### Input for this task
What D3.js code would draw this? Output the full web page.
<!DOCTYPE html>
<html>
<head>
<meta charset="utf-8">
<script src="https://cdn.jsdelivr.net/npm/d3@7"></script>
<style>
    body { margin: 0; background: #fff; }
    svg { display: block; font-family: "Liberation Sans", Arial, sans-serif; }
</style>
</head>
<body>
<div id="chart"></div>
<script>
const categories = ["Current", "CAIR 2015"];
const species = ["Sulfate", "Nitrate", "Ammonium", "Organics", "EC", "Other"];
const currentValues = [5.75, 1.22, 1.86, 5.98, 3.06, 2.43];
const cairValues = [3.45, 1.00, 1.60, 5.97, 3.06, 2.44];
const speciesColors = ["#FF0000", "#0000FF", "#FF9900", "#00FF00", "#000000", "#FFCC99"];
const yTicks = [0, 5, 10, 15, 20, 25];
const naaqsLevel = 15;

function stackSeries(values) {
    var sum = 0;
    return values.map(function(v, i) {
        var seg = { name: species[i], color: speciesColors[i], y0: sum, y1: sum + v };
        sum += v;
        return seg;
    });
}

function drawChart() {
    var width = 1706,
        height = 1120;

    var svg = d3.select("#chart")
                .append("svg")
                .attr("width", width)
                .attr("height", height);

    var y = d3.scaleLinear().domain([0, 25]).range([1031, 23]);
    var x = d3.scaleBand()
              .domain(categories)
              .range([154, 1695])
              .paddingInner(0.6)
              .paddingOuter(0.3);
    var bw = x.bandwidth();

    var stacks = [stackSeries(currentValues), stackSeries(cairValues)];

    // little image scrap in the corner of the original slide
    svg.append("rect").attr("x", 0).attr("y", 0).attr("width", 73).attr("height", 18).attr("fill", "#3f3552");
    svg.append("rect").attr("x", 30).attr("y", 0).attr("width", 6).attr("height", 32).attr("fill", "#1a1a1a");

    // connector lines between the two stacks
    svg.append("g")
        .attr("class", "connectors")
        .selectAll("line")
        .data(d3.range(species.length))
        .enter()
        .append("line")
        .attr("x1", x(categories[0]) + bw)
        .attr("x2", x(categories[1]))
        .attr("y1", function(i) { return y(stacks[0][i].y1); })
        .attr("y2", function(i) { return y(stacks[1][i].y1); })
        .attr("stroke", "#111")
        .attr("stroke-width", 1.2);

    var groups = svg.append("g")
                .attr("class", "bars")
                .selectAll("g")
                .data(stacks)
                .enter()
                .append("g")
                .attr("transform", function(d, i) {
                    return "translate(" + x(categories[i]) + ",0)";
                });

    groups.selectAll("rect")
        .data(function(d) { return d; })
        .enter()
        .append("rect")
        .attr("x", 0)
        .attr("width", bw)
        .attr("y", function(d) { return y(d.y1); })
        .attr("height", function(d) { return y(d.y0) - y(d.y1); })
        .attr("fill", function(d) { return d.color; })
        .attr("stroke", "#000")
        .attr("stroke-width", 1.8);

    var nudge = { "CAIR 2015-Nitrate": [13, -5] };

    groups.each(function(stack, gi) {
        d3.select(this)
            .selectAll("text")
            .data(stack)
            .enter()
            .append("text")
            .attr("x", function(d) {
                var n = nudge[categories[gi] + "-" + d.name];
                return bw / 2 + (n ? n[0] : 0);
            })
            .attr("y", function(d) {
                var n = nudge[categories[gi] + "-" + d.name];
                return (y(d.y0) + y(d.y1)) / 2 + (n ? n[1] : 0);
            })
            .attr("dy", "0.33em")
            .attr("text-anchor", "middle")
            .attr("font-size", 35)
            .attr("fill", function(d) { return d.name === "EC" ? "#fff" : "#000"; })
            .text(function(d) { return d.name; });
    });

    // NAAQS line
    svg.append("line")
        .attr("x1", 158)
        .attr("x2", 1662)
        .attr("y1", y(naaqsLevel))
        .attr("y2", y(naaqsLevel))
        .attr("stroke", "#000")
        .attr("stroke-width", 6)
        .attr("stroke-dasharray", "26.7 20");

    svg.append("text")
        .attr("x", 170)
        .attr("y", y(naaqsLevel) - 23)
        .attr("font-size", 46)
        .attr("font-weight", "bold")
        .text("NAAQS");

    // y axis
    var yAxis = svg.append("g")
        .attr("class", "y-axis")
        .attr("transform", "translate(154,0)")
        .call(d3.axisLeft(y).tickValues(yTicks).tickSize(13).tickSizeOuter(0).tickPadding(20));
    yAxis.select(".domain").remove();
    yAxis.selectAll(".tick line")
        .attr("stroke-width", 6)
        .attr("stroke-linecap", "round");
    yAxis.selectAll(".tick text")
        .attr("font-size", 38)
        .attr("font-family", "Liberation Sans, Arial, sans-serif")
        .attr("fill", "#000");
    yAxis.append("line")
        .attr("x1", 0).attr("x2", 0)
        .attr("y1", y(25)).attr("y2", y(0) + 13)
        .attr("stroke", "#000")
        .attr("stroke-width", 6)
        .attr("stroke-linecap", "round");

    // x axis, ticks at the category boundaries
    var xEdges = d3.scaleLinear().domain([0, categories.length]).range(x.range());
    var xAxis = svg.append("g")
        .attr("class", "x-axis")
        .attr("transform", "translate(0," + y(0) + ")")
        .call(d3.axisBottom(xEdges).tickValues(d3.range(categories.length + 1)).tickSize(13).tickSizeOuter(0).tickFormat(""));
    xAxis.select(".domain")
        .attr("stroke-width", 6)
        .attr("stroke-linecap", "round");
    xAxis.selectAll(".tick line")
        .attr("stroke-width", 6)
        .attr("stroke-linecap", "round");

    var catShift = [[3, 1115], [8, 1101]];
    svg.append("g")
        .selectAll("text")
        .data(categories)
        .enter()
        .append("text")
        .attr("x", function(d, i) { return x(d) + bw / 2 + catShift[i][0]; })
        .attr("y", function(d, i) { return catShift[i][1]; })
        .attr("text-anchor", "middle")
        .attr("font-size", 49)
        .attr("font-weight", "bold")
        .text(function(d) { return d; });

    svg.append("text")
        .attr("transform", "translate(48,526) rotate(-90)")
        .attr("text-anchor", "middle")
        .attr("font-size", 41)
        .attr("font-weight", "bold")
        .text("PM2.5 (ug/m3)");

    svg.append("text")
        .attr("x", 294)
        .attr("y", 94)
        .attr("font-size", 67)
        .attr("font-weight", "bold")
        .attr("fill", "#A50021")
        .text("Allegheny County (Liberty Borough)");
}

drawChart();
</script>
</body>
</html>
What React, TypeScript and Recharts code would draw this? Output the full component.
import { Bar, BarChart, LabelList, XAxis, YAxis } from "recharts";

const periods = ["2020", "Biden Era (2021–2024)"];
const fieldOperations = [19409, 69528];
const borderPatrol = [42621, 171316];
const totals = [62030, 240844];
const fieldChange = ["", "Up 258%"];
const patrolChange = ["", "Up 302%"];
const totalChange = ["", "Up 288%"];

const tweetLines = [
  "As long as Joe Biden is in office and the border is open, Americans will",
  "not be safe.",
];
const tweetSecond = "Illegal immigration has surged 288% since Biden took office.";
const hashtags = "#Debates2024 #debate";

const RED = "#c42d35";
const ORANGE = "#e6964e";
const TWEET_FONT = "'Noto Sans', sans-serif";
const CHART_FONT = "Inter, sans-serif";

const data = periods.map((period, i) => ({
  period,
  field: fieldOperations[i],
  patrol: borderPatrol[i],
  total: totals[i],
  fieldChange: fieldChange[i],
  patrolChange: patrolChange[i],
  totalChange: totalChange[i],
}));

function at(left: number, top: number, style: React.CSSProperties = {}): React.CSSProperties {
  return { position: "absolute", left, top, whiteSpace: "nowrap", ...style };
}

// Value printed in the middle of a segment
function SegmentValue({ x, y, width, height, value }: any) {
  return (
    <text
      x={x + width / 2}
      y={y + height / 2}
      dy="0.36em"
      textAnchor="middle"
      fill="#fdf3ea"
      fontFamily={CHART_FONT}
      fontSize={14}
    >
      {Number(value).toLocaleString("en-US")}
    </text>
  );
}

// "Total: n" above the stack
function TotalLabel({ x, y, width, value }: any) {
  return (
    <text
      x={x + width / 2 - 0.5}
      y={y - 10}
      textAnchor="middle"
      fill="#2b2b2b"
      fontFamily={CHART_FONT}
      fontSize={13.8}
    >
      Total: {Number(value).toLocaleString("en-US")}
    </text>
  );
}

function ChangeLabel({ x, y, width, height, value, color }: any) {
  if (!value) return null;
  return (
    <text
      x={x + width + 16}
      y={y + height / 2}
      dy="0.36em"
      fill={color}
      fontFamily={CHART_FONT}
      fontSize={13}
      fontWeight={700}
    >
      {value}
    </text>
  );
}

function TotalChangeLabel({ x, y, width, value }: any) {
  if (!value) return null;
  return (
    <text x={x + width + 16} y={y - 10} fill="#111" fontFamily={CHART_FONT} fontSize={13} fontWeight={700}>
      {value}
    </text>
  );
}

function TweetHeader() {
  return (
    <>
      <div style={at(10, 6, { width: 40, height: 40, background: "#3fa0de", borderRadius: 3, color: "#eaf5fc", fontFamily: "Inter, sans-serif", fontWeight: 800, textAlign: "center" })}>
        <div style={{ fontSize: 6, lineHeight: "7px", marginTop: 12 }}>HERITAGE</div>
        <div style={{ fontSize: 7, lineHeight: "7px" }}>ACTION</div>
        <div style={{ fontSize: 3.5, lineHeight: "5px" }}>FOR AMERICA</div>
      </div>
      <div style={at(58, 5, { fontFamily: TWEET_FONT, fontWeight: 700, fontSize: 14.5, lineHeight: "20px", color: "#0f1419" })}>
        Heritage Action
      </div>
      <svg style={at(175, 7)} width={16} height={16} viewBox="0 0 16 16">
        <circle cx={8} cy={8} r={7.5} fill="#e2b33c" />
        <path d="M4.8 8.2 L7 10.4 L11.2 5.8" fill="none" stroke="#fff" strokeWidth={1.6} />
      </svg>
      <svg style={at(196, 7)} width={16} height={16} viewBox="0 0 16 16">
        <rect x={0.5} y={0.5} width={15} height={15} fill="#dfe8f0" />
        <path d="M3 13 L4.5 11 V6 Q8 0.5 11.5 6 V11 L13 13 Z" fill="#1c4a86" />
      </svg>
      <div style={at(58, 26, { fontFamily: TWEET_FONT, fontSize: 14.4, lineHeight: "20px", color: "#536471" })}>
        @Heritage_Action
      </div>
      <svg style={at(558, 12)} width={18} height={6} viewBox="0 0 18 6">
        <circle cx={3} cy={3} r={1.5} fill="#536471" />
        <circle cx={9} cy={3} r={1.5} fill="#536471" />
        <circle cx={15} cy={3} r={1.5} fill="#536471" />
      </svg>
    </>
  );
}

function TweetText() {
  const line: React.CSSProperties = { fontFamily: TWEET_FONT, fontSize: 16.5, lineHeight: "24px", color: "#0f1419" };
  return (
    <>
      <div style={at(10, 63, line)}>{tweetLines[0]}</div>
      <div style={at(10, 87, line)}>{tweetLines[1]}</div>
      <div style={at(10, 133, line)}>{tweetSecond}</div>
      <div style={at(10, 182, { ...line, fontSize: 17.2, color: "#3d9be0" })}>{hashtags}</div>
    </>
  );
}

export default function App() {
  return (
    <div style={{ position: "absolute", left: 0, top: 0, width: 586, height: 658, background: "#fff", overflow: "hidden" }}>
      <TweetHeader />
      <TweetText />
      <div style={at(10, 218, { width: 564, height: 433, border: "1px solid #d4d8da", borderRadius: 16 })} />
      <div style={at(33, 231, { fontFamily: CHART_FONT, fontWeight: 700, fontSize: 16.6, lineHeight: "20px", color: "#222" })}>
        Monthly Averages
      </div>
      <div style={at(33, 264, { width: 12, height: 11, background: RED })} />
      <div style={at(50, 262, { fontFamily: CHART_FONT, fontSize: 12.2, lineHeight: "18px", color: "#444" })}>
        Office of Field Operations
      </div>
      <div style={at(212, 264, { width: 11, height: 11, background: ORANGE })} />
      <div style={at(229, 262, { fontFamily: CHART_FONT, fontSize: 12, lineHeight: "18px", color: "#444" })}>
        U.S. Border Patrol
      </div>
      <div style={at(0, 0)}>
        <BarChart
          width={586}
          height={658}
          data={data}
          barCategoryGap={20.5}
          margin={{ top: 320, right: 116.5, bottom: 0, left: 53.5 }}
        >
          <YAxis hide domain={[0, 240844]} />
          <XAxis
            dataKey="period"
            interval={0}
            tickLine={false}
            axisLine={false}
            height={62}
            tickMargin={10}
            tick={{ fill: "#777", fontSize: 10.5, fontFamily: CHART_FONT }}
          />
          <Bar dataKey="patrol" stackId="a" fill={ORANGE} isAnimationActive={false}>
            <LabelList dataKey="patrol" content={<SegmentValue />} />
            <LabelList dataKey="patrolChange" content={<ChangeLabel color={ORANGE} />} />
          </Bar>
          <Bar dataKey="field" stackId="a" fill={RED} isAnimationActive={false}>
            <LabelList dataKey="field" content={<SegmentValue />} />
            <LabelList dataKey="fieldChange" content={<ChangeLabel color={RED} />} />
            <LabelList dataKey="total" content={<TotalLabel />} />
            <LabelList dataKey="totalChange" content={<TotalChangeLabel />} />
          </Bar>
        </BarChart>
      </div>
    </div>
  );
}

### Stated goal
Retype exactly what runs from the line containing "What React, TypeScript" through the line containing "LabelList, XAxis, YAxis", both lines included, and stop there.

### Correct result
What React, TypeScript and Recharts code would draw this? Output the full component.
import { Bar, BarChart, LabelList, XAxis, YAxis } from "recharts";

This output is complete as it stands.